* Record extracts *
#####

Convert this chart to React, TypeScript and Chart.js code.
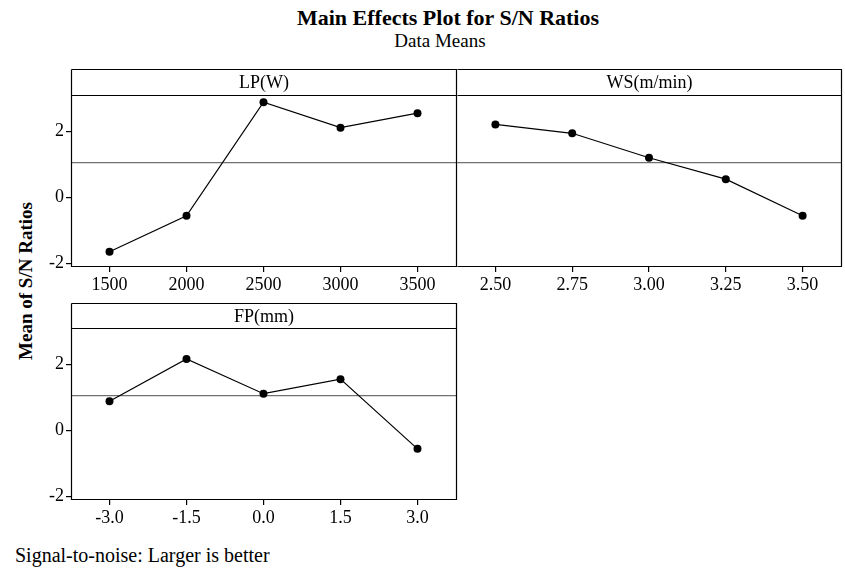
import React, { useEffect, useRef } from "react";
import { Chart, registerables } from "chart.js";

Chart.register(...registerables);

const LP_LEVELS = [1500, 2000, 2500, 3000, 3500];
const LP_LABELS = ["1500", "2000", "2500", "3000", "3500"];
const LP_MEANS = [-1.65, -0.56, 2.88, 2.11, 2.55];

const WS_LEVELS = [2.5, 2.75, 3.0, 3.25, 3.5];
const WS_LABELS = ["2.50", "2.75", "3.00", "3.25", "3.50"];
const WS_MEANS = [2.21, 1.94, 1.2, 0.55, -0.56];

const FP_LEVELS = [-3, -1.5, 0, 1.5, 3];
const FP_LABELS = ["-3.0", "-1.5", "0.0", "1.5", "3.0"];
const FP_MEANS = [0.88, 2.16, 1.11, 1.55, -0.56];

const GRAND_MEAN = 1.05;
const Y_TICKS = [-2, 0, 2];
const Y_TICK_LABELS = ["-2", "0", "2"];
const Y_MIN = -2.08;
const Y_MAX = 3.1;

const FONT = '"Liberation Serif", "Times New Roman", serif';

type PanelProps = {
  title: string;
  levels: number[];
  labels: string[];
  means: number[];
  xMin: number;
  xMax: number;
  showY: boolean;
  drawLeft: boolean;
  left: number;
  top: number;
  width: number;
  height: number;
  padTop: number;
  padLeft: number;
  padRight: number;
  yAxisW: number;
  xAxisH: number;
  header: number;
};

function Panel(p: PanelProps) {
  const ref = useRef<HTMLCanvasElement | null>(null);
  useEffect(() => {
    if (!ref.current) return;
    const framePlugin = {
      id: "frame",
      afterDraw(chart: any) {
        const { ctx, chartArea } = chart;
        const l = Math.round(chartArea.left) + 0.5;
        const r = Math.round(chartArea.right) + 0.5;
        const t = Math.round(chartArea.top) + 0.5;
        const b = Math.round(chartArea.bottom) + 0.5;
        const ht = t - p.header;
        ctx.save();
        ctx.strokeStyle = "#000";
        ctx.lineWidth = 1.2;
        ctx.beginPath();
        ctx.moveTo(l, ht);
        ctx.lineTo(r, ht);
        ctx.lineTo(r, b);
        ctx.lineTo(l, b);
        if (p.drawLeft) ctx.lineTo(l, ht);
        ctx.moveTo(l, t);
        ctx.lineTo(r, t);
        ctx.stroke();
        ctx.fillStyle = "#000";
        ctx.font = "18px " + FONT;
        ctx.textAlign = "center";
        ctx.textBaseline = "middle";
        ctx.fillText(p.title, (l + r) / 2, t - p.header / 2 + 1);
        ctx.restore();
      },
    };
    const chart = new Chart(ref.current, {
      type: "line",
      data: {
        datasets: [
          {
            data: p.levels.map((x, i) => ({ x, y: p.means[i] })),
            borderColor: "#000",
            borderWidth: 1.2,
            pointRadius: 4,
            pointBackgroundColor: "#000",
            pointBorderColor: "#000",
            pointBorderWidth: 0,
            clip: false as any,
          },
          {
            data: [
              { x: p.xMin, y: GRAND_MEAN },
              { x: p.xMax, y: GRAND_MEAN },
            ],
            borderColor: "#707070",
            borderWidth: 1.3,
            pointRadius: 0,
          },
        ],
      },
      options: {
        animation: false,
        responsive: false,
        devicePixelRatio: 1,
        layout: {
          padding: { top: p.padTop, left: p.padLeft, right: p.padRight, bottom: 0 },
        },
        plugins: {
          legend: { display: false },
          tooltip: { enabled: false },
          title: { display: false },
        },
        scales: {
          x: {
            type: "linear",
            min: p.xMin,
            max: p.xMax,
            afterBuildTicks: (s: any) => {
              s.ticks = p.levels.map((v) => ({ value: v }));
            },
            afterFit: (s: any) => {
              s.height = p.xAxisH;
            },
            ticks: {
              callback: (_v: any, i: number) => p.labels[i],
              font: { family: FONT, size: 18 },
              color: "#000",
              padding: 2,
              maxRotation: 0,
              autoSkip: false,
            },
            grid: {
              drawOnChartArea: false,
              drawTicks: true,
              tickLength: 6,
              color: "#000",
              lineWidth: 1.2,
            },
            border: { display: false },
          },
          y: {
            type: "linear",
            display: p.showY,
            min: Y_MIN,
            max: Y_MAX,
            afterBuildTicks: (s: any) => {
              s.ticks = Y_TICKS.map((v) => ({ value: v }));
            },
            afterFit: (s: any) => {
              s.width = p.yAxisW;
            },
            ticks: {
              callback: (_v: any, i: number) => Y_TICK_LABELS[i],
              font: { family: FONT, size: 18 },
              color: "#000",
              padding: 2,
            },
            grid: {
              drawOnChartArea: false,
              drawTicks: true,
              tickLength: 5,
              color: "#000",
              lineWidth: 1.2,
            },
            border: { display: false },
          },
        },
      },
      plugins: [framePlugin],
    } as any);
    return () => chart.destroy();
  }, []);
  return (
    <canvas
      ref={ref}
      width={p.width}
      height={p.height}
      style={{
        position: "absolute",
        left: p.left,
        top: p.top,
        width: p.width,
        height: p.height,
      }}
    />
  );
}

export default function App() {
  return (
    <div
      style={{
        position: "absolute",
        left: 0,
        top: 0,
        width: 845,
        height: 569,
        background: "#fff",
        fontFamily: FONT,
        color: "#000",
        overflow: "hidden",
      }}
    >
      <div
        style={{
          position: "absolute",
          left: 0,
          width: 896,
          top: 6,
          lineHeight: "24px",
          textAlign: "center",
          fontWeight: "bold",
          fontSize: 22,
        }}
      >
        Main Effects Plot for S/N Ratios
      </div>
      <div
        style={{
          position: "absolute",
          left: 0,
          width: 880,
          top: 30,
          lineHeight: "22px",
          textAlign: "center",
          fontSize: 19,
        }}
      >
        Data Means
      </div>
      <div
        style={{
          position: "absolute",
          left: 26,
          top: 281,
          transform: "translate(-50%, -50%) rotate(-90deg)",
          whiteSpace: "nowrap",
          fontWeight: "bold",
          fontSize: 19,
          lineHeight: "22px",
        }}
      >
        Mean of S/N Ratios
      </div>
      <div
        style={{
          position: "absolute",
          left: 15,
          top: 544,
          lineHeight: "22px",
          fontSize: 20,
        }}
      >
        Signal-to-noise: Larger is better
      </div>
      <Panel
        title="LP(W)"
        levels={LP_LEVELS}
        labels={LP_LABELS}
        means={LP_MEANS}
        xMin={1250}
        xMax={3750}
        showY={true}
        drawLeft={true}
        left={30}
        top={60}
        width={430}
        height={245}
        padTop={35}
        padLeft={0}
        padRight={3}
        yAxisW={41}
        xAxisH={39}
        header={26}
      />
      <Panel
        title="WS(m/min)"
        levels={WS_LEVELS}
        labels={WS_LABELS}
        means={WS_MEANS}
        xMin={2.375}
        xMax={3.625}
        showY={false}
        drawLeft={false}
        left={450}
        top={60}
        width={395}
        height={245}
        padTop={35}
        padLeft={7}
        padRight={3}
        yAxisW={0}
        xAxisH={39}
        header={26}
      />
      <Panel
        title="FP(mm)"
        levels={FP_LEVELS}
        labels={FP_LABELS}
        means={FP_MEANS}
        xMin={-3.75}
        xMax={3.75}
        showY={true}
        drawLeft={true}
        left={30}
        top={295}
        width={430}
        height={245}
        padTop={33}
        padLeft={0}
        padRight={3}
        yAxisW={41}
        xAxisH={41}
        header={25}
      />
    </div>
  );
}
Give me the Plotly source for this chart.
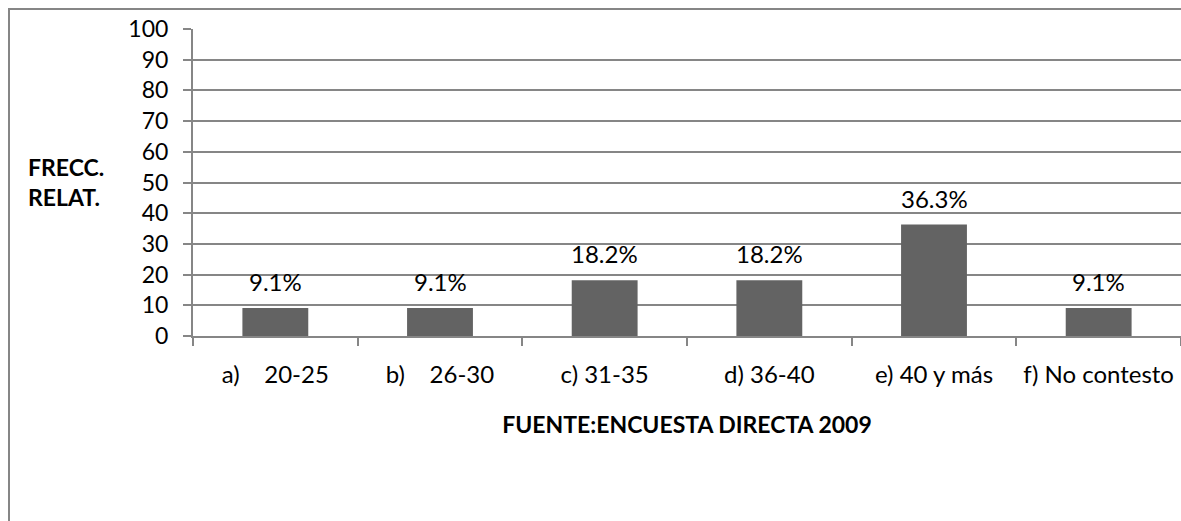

#####

* What you are asked to do *
Begin with the first line of the entries above and write out each line exactly, ending with the line containing "const WS_MEANS = [2.21, 1.94, 1.2, 0.55, -0.56];". Leave out pictures.

* Answer for this exercise *
Convert this chart to React, TypeScript and Chart.js code.
import React, { useEffect, useRef } from "react";
import { Chart, registerables } from "chart.js";

Chart.register(...registerables);

const LP_LEVELS = [1500, 2000, 2500, 3000, 3500];
const LP_LABELS = ["1500", "2000", "2500", "3000", "3500"];
const LP_MEANS = [-1.65, -0.56, 2.88, 2.11, 2.55];

const WS_LEVELS = [2.5, 2.75, 3.0, 3.25, 3.5];
const WS_LABELS = ["2.50", "2.75", "3.00", "3.25", "3.50"];
const WS_MEANS = [2.21, 1.94, 1.2, 0.55, -0.56];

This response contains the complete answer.